* **Raw data**
"""

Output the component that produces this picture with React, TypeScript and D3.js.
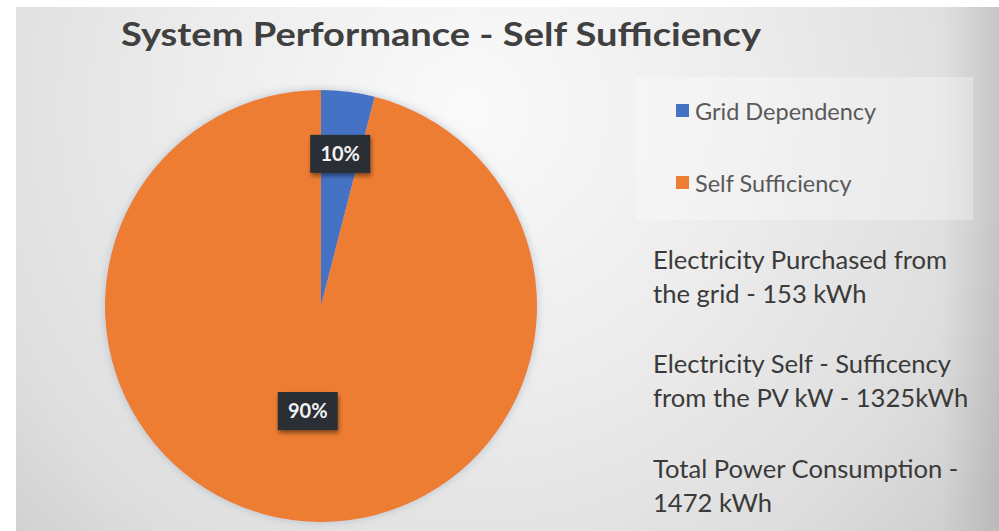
import React from 'react';
import * as d3 from 'd3';

// ---- data ----
const categories: string[] = ['Grid Dependency', 'Self Sufficiency'];
const plottedShares: number[] = [4, 96]; // slice sizes as drawn in the picture
const percentLabels: string[] = ['10%', '90%'];
const chartTitle = 'System Performance - Self Sufficiency';
const noteLines: string[] = [
  'Electricity Purchased from',
  'the grid - 153 kWh',
  'Electricity Self - Sufficency',
  'from the PV kW - 1325kWh',
  'Total Power Consumption -',
  '1472 kWh',
];

const W = 999;
const H = 531;
const FONT = 'Lato, "Open Sans", sans-serif';

export default function App() {
  const cx = 321;
  const cy = 306;
  const r = 216;

  const color = d3
    .scaleOrdinal<string, string>()
    .domain(categories)
    .range(['#4472C4', '#ED7D31']);

  const pie = d3
    .pie<number>()
    .sort(null)
    .value((d) => d);
  const arcs = pie(plottedShares);
  const arcGen = d3.arc<d3.PieArcDatum<number>>().innerRadius(0).outerRadius(r);
  const labelFactor = [0.71, 0.49];

  // note lines layout
  const noteBaselines = [269, 303, 373, 407, 478, 512];

  return (
    <svg
      width={W}
      height={H}
      viewBox={`0 0 ${W} ${H}`}
      style={{ position: 'fixed', left: 0, top: 0, display: 'block' }}
    >
      <defs>
        <radialGradient id="bg" cx="470" cy="110" r="640" gradientUnits="userSpaceOnUse">
          <stop offset="0" stopColor="#fafafa" />
          <stop offset="0.45" stopColor="#ececec" />
          <stop offset="0.8" stopColor="#dedede" />
          <stop offset="1" stopColor="#cfcfcf" />
        </radialGradient>
        <linearGradient id="rightEdge" x1="0" x2="1" y1="0" y2="0">
          <stop offset="0" stopColor="#000" stopOpacity="0" />
          <stop offset="1" stopColor="#000" stopOpacity="0.1" />
        </linearGradient>
        <filter id="pieShadow" x="-20%" y="-20%" width="140%" height="140%">
          <feDropShadow dx="0" dy="0" stdDeviation="5" floodColor="#9aa8b8" floodOpacity="0.6" />
        </filter>
        <filter id="boxShadow" x="-30%" y="-30%" width="160%" height="170%">
          <feDropShadow dx="1" dy="3" stdDeviation="2" floodColor="#000" floodOpacity="0.45" />
        </filter>
      </defs>

      <rect x={0} y={0} width={W} height={H} fill="#ffffff" />
      <rect x={16} y={7} width={W - 16} height={H - 7} fill="url(#bg)" />
      <rect x={940} y={7} width={59} height={H - 7} fill="url(#rightEdge)" />

      {/* title */}
      <text
        x={121}
        y={46}
        fontFamily={FONT}
        fontWeight={700}
        fontSize={33}
        fill="#404040"
        textLength={640}
        lengthAdjust="spacingAndGlyphs"
      >
        {chartTitle}
      </text>

      {/* pie */}
      <g transform={`translate(${cx},${cy})`} filter="url(#pieShadow)">
        {arcs.map((a, i) => (
          <path key={i} d={arcGen(a) || ''} fill={color(categories[i])} />
        ))}
      </g>

      {/* data labels */}
      {arcs.map((a, i) => {
        const k = r * labelFactor[i];
        const [lx, ly] = d3.arc<d3.PieArcDatum<number>>().innerRadius(k).outerRadius(k).centroid(a);
        const bw = 60;
        const bh = 38;
        return (
          <g key={i} transform={`translate(${cx + lx},${cy + ly})`}>
            <rect
              x={-bw / 2}
              y={-bh / 2}
              width={bw}
              height={bh}
              fill="#2a2e35"
              filter="url(#boxShadow)"
            />
            <text
              x={0}
              y={7}
              textAnchor="middle"
              fontFamily={FONT}
              fontWeight={700}
              fontSize={20}
              fill="#f2f2f2"
            >
              {percentLabels[i]}
            </text>
          </g>
        );
      })}

      {/* legend */}
      <rect x={636} y={77} width={337} height={143} fill="#ffffff" fillOpacity={0.3} />
      {categories.map((c, i) => (
        <g key={c} transform={`translate(676,${104 + i * 72})`}>
          <rect x={0} y={0} width={13} height={13} fill={color(c)} />
          <text
            x={19}
            y={16}
            fontFamily={FONT}
            fontSize={23.5}
            fill="#595959"
          >
            {c}
          </text>
        </g>
      ))}

      {/* notes */}
      {noteLines.map((t, i) => (
        <text
          key={i}
          x={653}
          y={noteBaselines[i]}
          fontFamily={FONT}
          fontSize={25.6}
          fill="#3a3a3a"
        >
          {t}
        </text>
      ))}
    </svg>
  );
}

"""

* **Your instructions**
Omit every picture, then repeat the remaining data exactly as it appears above.

* **Solved exercise**
Output the component that produces this picture with React, TypeScript and D3.js.
import React from 'react';
import * as d3 from 'd3';

// ---- data ----
const categories: string[] = ['Grid Dependency', 'Self Sufficiency'];
const plottedShares: number[] = [4, 96]; // slice sizes as drawn in the picture
const percentLabels: string[] = ['10%', '90%'];
const chartTitle = 'System Performance - Self Sufficiency';
const noteLines: string[] = [
  'Electricity Purchased from',
  'the grid - 153 kWh',
  'Electricity Self - Sufficency',
  'from the PV kW - 1325kWh',
  'Total Power Consumption -',
  '1472 kWh',
];

const W = 999;
const H = 531;
const FONT = 'Lato, "Open Sans", sans-serif';

export default function App() {
  const cx = 321;
  const cy = 306;
  const r = 216;

  const color = d3
    .scaleOrdinal<string, string>()
    .domain(categories)
    .range(['#4472C4', '#ED7D31']);

  const pie = d3
    .pie<number>()
    .sort(null)
    .value((d) => d);
  const arcs = pie(plottedShares);
  const arcGen = d3.arc<d3.PieArcDatum<number>>().innerRadius(0).outerRadius(r);
  const labelFactor = [0.71, 0.49];

  // note lines layout
  const noteBaselines = [269, 303, 373, 407, 478, 512];

  return (
    <svg
      width={W}
      height={H}
      viewBox={`0 0 ${W} ${H}`}
      style={{ position: 'fixed', left: 0, top: 0, display: 'block' }}
    >
      <defs>
        <radialGradient id="bg" cx="470" cy="110" r="640" gradientUnits="userSpaceOnUse">
          <stop offset="0" stopColor="#fafafa" />
          <stop offset="0.45" stopColor="#ececec" />
          <stop offset="0.8" stopColor="#dedede" />
          <stop offset="1" stopColor="#cfcfcf" />
        </radialGradient>
        <linearGradient id="rightEdge" x1="0" x2="1" y1="0" y2="0">
          <stop offset="0" stopColor="#000" stopOpacity="0" />
          <stop offset="1" stopColor="#000" stopOpacity="0.1" />
        </linearGradient>
        <filter id="pieShadow" x="-20%" y="-20%" width="140%" height="140%">
          <feDropShadow dx="0" dy="0" stdDeviation="5" floodColor="#9aa8b8" floodOpacity="0.6" />
        </filter>
        <filter id="boxShadow" x="-30%" y="-30%" width="160%" height="170%">
          <feDropShadow dx="1" dy="3" stdDeviation="2" floodColor="#000" floodOpacity="0.45" />
        </filter>
      </defs>

      <rect x={0} y={0} width={W} height={H} fill="#ffffff" />
      <rect x={16} y={7} width={W - 16} height={H - 7} fill="url(#bg)" />
      <rect x={940} y={7} width={59} height={H - 7} fill="url(#rightEdge)" />

      {/* title */}
      <text
        x={121}
        y={46}
        fontFamily={FONT}
        fontWeight={700}
        fontSize={33}
        fill="#404040"
        textLength={640}
        lengthAdjust="spacingAndGlyphs"
      >
        {chartTitle}
      </text>

      {/* pie */}
      <g transform={`translate(${cx},${cy})`} filter="url(#pieShadow)">
        {arcs.map((a, i) => (
          <path key={i} d={arcGen(a) || ''} fill={color(categories[i])} />
        ))}
      </g>

      {/* data labels */}
      {arcs.map((a, i) => {
        const k = r * labelFactor[i];
        const [lx, ly] = d3.arc<d3.PieArcDatum<number>>().innerRadius(k).outerRadius(k).centroid(a);
        const bw = 60;
        const bh = 38;
        return (
          <g key={i} transform={`translate(${cx + lx},${cy + ly})`}>
            <rect
              x={-bw / 2}
              y={-bh / 2}
              width={bw}
              height={bh}
              fill="#2a2e35"
              filter="url(#boxShadow)"
            />
            <text
              x={0}
              y={7}
              textAnchor="middle"
              fontFamily={FONT}
              fontWeight={700}
              fontSize={20}
              fill="#f2f2f2"
            >
              {percentLabels[i]}
            </text>
          </g>
        );
      })}

      {/* legend */}
      <rect x={636} y={77} width={337} height={143} fill="#ffffff" fillOpacity={0.3} />
      {categories.map((c, i) => (
        <g key={c} transform={`translate(676,${104 + i * 72})`}>
          <rect x={0} y={0} width={13} height={13} fill={color(c)} />
          <text
            x={19}
            y={16}
            fontFamily={FONT}
            fontSize={23.5}
            fill="#595959"
          >
            {c}
          </text>
        </g>
      ))}

      {/* notes */}
      {noteLines.map((t, i) => (
        <text
          key={i}
          x={653}
          y={noteBaselines[i]}
          fontFamily={FONT}
          fontSize={25.6}
          fill="#3a3a3a"
        >
          {t}
        </text>
      ))}
    </svg>
  );
}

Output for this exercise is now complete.